▶ **Dataset extract**
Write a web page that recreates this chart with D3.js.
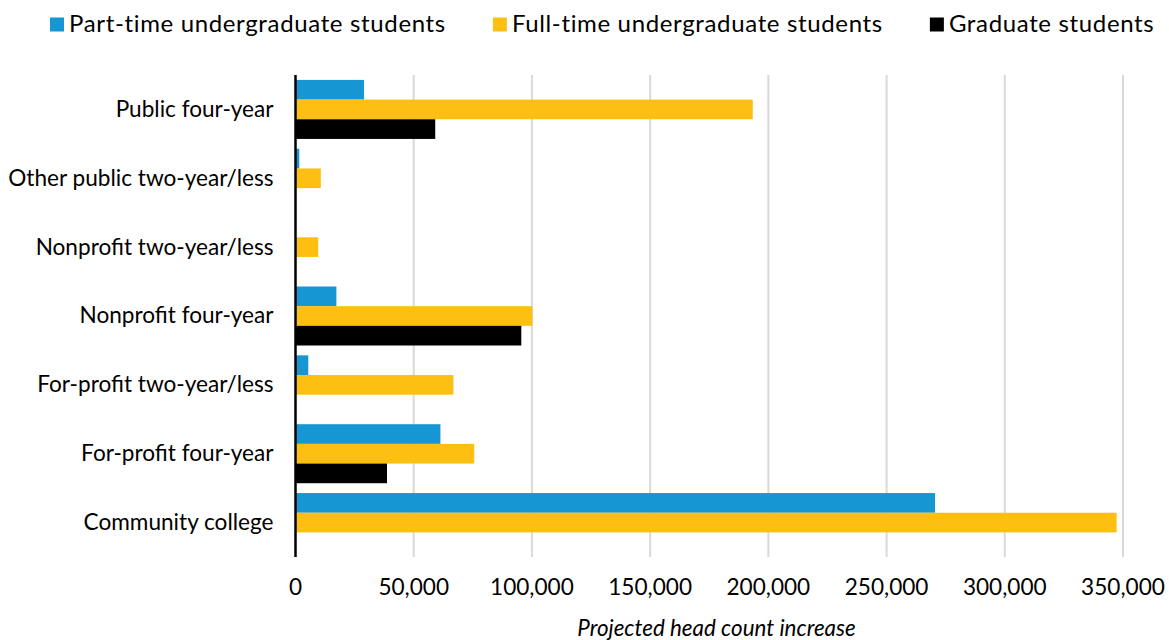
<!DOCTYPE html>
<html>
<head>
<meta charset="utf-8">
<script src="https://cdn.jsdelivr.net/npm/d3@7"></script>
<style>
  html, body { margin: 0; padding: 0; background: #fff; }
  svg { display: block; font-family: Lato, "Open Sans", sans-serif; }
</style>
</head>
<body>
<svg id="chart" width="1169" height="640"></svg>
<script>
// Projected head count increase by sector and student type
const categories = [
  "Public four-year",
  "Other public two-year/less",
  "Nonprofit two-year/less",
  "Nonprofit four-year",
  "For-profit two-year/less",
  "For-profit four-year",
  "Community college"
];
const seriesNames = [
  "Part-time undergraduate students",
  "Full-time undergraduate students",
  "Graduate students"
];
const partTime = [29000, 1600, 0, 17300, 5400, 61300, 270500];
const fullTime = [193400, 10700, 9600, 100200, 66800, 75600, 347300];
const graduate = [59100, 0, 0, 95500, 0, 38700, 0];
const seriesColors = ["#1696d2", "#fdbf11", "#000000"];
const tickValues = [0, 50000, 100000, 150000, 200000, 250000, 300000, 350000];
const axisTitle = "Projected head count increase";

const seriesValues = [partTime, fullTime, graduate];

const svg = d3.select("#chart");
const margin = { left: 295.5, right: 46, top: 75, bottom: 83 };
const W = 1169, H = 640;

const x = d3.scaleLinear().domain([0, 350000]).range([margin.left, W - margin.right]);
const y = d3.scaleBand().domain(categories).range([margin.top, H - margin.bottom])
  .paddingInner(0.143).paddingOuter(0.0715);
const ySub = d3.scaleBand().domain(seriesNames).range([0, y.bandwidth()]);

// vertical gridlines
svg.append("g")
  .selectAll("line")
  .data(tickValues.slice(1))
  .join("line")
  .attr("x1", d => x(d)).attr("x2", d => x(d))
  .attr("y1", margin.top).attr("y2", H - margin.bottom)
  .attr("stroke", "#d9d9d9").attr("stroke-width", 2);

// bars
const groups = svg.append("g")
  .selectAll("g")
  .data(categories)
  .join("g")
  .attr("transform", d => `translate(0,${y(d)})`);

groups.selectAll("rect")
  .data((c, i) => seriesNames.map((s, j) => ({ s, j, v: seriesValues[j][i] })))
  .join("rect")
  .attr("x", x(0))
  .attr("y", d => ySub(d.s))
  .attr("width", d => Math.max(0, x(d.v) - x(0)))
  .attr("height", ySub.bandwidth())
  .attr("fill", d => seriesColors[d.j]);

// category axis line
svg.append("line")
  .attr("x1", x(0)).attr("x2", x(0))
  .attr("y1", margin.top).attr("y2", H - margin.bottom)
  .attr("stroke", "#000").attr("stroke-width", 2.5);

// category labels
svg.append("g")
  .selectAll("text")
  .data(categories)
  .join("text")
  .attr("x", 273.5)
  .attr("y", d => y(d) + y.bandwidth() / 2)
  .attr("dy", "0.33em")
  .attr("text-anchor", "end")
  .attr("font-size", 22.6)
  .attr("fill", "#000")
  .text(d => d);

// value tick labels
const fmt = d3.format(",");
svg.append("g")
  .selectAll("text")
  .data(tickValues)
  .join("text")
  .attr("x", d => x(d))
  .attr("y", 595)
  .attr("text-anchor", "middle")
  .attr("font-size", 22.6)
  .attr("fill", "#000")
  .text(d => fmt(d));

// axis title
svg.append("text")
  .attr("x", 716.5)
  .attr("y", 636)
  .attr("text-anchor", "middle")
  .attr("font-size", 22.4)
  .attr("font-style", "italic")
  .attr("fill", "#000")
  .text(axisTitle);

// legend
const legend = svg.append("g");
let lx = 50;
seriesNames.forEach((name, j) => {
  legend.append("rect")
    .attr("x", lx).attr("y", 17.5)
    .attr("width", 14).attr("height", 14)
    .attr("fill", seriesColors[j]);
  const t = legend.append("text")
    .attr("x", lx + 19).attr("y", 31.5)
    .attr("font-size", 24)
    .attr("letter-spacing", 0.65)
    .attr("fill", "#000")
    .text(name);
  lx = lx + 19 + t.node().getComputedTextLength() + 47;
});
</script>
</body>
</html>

▶ **What to produce**
Reproduce the full material exactly, excluding the pictures.

▶ **Right answer**
Write a web page that recreates this chart with D3.js.
<!DOCTYPE html>
<html>
<head>
<meta charset="utf-8">
<script src="https://cdn.jsdelivr.net/npm/d3@7"></script>
<style>
  html, body { margin: 0; padding: 0; background: #fff; }
  svg { display: block; font-family: Lato, "Open Sans", sans-serif; }
</style>
</head>
<body>
<svg id="chart" width="1169" height="640"></svg>
<script>
// Projected head count increase by sector and student type
const categories = [
  "Public four-year",
  "Other public two-year/less",
  "Nonprofit two-year/less",
  "Nonprofit four-year",
  "For-profit two-year/less",
  "For-profit four-year",
  "Community college"
];
const seriesNames = [
  "Part-time undergraduate students",
  "Full-time undergraduate students",
  "Graduate students"
];
const partTime = [29000, 1600, 0, 17300, 5400, 61300, 270500];
const fullTime = [193400, 10700, 9600, 100200, 66800, 75600, 347300];
const graduate = [59100, 0, 0, 95500, 0, 38700, 0];
const seriesColors = ["#1696d2", "#fdbf11", "#000000"];
const tickValues = [0, 50000, 100000, 150000, 200000, 250000, 300000, 350000];
const axisTitle = "Projected head count increase";

const seriesValues = [partTime, fullTime, graduate];

const svg = d3.select("#chart");
const margin = { left: 295.5, right: 46, top: 75, bottom: 83 };
const W = 1169, H = 640;

const x = d3.scaleLinear().domain([0, 350000]).range([margin.left, W - margin.right]);
const y = d3.scaleBand().domain(categories).range([margin.top, H - margin.bottom])
  .paddingInner(0.143).paddingOuter(0.0715);
const ySub = d3.scaleBand().domain(seriesNames).range([0, y.bandwidth()]);

// vertical gridlines
svg.append("g")
  .selectAll("line")
  .data(tickValues.slice(1))
  .join("line")
  .attr("x1", d => x(d)).attr("x2", d => x(d))
  .attr("y1", margin.top).attr("y2", H - margin.bottom)
  .attr("stroke", "#d9d9d9").attr("stroke-width", 2);

// bars
const groups = svg.append("g")
  .selectAll("g")
  .data(categories)
  .join("g")
  .attr("transform", d => `translate(0,${y(d)})`);

groups.selectAll("rect")
  .data((c, i) => seriesNames.map((s, j) => ({ s, j, v: seriesValues[j][i] })))
  .join("rect")
  .attr("x", x(0))
  .attr("y", d => ySub(d.s))
  .attr("width", d => Math.max(0, x(d.v) - x(0)))
  .attr("height", ySub.bandwidth())
  .attr("fill", d => seriesColors[d.j]);

// category axis line
svg.append("line")
  .attr("x1", x(0)).attr("x2", x(0))
  .attr("y1", margin.top).attr("y2", H - margin.bottom)
  .attr("stroke", "#000").attr("stroke-width", 2.5);

// category labels
svg.append("g")
  .selectAll("text")
  .data(categories)
  .join("text")
  .attr("x", 273.5)
  .attr("y", d => y(d) + y.bandwidth() / 2)
  .attr("dy", "0.33em")
  .attr("text-anchor", "end")
  .attr("font-size", 22.6)
  .attr("fill", "#000")
  .text(d => d);

// value tick labels
const fmt = d3.format(",");
svg.append("g")
  .selectAll("text")
  .data(tickValues)
  .join("text")
  .attr("x", d => x(d))
  .attr("y", 595)
  .attr("text-anchor", "middle")
  .attr("font-size", 22.6)
  .attr("fill", "#000")
  .text(d => fmt(d));

// axis title
svg.append("text")
  .attr("x", 716.5)
  .attr("y", 636)
  .attr("text-anchor", "middle")
  .attr("font-size", 22.4)
  .attr("font-style", "italic")
  .attr("fill", "#000")
  .text(axisTitle);

// legend
const legend = svg.append("g");
let lx = 50;
seriesNames.forEach((name, j) => {
  legend.append("rect")
    .attr("x", lx).attr("y", 17.5)
    .attr("width", 14).attr("height", 14)
    .attr("fill", seriesColors[j]);
  const t = legend.append("text")
    .attr("x", lx + 19).attr("y", 31.5)
    .attr("font-size", 24)
    .attr("letter-spacing", 0.65)
    .attr("fill", "#000")
    .text(name);
  lx = lx + 19 + t.node().getComputedTextLength() + 47;
});
</script>
</body>
</html>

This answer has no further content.